You didn’t save yourself by your intelligence; or brilliance or ability to follow the rules or your ability to be moral; you were saved undeservingly by God’s grace.   This makes you softer with it without compromising its truth.
The way I see it; is the gospel frees you to be truly free and that allows you to see truth without it becoming extreme or persecuting in that truth. We can listen to people because we are not trying to push our truth or agenda; we are engaging them in a truth that is not ours; it is external to us.
Paul even justifies this reality in the passage; it is good to be zealous; or in other words; it is good to be passionate about something; as long as that passion is good.

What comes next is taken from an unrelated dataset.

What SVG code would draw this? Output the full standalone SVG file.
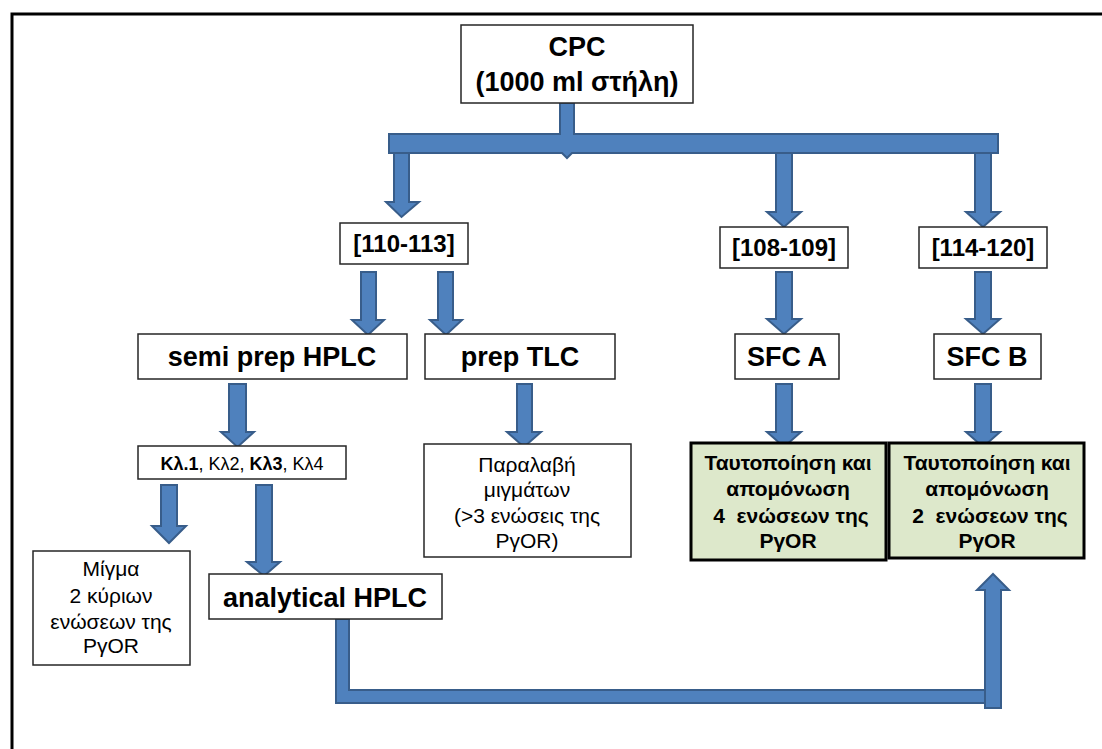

The truth we hold in the gospel is a declaration of what Christ has done it is “Good news” there is a gentle goodness that we can be passionate about.
And it is this very ideal that has made “Christian” countries set up principles of inclusion and tolerance.
Our tolerance is not a sentimental one that says it doesn’t matter what you believe; it is a truth bound one. However, it recognizes that it is God’s Spirit who is one who gives you power to believe and change.
The Gospel says you believe and then God changes you, therefor how can we demand of other (who have no Spirit) to be like us. They do not have the Spirit to change them. Therefore, in love we tell them the hope of Change the Atoning love of Christ on the Cross; the gospel.
Our truth is not brutal or persecuting because it assumes that that person, like we were; is lost; deceived and hopeless in their deception. Therefore, in love we desire that they see the truth, that the Spirit makes that truth real and that He, through the power of the Gospel enables change.
Do you see how the Gospel brings a powerful and gentle way to speak; by the very virtue of what it is?
The Gospel changes us; it changes the way we see the world and therefore changes the way we interact with it.
So church; I would encourage you; in the endless love  of Christ; let the gospel reform your interactions. Let the Gospel help you make relationships that are real; diverse; sacrificially caring and truthful drenched in love.
May God through His Spirit make this real to you.